Having trouble with an acoustic guitar track--Help needed

brandon1120

New member
Hi all,

I'm mostly an amateur at recording, but though I've recorded myself off and on over the past ten years, I've never ran into the issue I'm having with an acoustic guitar track.

In my studio headphones (an audio technica pair) the guitar sounds fine, even though I've not gone through mastering it as much as I want to. But when I play the track on my iphone's mic or with bluetooth headphones, the high-end notes on the e string get this really harsh, pinging sound. This happened through itunes, google's player, and dropbox's player.

Originally I thought a couple things, such as there being a phase issue or something with the track being reduced to mono weirdly in certain contexts, since I might've recorded it in two mics (I honestly can't remember, its almost been a year).


Any pointers? I've attached the track. I hope its not past redeeming and I can do something with EQ, compression, etc. If it's helpful, I use Adobe Audition as my DAW.

Thanks in advance!

Also, sorry if this is the wrong please to post. I just found this site the other day.

Brandon
 

Attachments

  • Fealties, acoustic guitar, march 30.mp3
    4.4 MB · Views: 51
I can clearly hear the ping coming in Media Player with headphones. It sounds like a mechanical buzz of some type. Playing around with a notch in the EQ, it seems to be centered somewhere around 42-4300Hz.

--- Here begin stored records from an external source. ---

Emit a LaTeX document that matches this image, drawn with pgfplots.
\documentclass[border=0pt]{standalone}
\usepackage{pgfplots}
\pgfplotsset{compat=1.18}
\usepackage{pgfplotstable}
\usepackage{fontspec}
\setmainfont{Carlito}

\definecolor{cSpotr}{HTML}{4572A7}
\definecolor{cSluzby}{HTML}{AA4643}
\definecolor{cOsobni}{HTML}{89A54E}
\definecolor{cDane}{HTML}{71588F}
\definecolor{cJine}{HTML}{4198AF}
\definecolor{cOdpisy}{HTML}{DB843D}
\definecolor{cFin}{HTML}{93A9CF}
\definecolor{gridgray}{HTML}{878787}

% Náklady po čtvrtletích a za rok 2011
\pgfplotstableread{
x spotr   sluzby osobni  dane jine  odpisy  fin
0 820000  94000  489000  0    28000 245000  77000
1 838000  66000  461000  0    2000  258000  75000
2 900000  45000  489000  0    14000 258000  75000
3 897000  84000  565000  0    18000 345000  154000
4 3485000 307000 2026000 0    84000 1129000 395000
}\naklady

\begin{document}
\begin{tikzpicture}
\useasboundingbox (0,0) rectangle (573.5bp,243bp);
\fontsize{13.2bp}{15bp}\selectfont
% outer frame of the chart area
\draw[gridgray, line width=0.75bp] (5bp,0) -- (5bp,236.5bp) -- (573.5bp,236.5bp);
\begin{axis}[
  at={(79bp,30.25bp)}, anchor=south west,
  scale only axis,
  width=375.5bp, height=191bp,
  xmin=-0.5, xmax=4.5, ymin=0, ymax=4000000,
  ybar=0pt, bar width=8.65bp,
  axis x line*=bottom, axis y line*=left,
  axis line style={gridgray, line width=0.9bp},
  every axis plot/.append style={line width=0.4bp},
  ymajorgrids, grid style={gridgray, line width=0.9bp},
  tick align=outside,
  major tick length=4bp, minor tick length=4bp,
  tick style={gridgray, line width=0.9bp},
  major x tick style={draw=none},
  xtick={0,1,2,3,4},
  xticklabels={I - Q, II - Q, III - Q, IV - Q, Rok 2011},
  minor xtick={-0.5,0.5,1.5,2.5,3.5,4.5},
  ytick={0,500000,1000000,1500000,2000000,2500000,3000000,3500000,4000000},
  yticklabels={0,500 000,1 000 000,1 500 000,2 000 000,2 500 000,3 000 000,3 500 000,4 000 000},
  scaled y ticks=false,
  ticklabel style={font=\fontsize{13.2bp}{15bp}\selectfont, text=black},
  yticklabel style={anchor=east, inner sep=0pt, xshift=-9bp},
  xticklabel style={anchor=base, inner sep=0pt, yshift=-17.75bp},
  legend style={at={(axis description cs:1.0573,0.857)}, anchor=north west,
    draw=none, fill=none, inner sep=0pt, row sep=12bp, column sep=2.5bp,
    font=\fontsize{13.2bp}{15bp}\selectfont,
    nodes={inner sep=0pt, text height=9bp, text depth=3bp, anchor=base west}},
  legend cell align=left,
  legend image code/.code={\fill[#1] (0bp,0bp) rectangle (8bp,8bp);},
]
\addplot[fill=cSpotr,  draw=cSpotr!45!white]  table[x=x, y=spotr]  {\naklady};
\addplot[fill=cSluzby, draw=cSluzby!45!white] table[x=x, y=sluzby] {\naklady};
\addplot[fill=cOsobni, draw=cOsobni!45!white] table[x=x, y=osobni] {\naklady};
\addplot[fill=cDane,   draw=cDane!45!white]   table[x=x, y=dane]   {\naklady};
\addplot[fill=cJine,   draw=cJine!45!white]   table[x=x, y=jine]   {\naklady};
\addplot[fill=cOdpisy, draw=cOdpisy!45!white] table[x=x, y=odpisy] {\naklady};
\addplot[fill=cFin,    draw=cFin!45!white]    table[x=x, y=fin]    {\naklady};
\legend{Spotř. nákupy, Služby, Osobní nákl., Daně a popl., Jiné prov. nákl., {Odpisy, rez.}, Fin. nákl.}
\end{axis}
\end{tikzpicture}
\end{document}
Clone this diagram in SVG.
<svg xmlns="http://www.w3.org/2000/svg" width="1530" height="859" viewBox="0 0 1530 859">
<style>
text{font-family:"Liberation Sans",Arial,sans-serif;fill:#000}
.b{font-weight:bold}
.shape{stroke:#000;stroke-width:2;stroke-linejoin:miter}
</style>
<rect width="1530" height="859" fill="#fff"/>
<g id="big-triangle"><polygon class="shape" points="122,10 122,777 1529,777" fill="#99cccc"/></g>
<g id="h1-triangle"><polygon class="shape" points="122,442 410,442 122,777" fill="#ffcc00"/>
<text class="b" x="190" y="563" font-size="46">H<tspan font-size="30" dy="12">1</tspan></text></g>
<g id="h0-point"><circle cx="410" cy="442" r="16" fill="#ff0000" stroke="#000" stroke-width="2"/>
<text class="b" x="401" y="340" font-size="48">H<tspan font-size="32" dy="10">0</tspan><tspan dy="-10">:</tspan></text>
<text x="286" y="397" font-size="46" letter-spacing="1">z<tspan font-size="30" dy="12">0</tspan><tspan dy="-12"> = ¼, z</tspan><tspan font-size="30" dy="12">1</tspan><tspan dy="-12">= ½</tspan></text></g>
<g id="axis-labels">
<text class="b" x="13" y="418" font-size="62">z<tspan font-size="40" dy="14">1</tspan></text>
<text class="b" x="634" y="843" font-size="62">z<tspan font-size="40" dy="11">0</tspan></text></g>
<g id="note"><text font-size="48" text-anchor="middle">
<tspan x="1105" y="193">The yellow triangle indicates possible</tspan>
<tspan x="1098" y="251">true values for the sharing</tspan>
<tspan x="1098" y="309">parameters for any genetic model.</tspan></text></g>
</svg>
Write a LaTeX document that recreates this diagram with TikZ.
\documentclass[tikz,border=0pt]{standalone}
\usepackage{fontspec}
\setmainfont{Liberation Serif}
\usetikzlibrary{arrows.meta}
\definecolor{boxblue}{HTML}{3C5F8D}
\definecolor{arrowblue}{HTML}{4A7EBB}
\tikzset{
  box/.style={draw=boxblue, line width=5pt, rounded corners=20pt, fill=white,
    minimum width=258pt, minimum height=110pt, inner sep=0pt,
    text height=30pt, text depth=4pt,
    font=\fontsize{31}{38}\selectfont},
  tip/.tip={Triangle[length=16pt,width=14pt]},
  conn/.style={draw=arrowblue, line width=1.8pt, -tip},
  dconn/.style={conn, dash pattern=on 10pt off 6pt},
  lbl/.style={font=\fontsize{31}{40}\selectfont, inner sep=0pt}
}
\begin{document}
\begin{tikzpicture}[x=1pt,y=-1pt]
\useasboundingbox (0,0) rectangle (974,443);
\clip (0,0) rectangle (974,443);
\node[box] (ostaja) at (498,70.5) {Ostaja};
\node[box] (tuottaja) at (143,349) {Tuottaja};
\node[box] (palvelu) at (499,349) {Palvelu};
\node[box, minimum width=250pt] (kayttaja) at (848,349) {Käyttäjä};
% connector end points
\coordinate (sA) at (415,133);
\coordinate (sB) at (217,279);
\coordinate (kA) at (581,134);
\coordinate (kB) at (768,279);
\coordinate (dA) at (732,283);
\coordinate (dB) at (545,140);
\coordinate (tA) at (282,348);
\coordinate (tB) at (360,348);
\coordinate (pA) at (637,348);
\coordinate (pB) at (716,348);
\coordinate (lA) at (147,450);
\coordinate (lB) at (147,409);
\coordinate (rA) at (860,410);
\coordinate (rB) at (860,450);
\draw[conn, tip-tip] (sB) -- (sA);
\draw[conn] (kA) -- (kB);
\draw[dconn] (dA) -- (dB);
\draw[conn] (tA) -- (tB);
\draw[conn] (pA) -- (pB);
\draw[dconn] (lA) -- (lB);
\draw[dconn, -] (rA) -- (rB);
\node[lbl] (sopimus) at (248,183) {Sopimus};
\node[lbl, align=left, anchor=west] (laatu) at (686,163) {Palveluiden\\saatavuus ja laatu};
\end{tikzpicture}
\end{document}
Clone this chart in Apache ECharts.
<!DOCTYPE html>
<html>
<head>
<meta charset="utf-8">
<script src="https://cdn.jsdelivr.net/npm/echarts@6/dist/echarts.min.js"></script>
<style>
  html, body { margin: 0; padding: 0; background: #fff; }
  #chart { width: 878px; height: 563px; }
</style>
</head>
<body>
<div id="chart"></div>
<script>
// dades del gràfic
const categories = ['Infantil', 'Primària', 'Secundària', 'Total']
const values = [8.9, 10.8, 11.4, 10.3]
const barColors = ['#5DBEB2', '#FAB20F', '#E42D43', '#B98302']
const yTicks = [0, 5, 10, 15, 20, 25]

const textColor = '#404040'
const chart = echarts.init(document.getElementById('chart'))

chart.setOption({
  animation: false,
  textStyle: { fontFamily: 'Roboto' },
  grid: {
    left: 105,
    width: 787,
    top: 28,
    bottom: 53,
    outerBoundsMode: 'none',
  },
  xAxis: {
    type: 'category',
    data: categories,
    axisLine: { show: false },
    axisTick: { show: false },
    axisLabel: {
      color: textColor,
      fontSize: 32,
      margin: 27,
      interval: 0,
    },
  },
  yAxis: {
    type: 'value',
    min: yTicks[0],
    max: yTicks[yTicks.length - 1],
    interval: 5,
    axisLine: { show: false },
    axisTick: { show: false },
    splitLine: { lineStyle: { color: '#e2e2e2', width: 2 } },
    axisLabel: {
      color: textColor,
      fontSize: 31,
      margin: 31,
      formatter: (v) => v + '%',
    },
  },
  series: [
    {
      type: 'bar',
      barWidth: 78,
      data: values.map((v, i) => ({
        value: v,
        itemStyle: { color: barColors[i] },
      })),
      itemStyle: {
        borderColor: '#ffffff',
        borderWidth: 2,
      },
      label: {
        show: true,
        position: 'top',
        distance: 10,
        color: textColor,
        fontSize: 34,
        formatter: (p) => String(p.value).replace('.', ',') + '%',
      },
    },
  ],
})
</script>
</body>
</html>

I applied this EQ and it seemed to cut it out somewhat without completely destroying the tone of the guitar, but its noticeable if you compare to the original. See if it helps. It might give you a starting point.
 

Attachments

  • Fealties notch.jpg
    Fealties notch.jpg
    40.9 KB · Views: 22
  • Fealites - Acoutic with notch .mp3
    5.8 MB · Views: 27
I agree that "almost triangle-like" pinging is pretty obvious.

I would go back to the mixing stage, or is that what you mean? (It sounds more like a rhythm guitar track than a solo piece, to me.) The phasing could be from two mics, or duplicating the track and applying different FX, though do you mean you've lost the original project this started from, or is this all you have? I also heard the odd wandering and "phasing" (or whatever that was) going on. Do you at least have the pre-master track?

It wasn't ready for mastering probably. Loudness for this MP3 is almost -19dB LUFS, which is not anything commercial, so I'm not sure what you've done to get it to this state, i.e., what you started with, and what FX have been applied.
 
Also before you get too crazy with the sound of this guitar recording.

How does it fit into the song?

Sometimes recordings sound awful on their own and then they fit in a mix somehow.

If it is just the guitar and a vocal then yes, fix it now.

It also may be the placement of the mic. Point it less towards the strumming and higher strings, maybe that will help as well.

Something to be learned here is that different headphones color sound in different ways.
 
1) Yes, some weird phasiness going on here.

2) Cotton or felt under the strings above the nut. That sounds like your high E string vibrating between the nut and the tuning peg. Happens if you're (for example) using 10's or 11's when the nut was cut for 12's.
 
1) Yes, some weird phasiness going on here.

2) Cotton or felt under the strings above the nut. That sounds like your high E string vibrating between the nut and the tuning peg. Happens if you're (for example) using 10's or 11's when the nut was cut for 12's.

Oh man....I think I just figured out what's wrong with my old Ovation acoustic!! Thanks!!!
 
Thanks for everyone's advice so far.

TalismanRich, I think you're right about that area being where the ping is. Your eq work did reduce it, and I did some additional cuts in that area, but it still seems present. I think I'll need to keep fiddling with it. Anyone else think any specific frequencies might be the issue as well?

As far as the use of the track, well, that's why I'm wanting to fix this. This track has no drums, and this guitar track formed the basis for the energy of the song. I added bass as well, but I think the vocals really match this energy, so if this track isn't usuable in some fashion, I'd have to re-record the whole thing...

I'm considering layering another guitar track, probably a relatively clean or crunchy electric one, to try to flesh out the song if I have to cut a lot of the acoustic's frequencies out.

I don't think its necessarily a string size issue. It was recorded with a fairly new martin that I bought blemished (just a crack along the pinhole), and so the strings shouldn't have been too large, since they, according to Guitar Center, were the ones that came with it originally).

One last thing: some of you seem to think its a phase issue possibly. Can anyone suggest tutorials on how I might fix this?
 
The phase issue likely isn't related to the ping. And the ping can still be the string above the nut. Try dampening that to see if the ping stops. The phase problem is mic position related.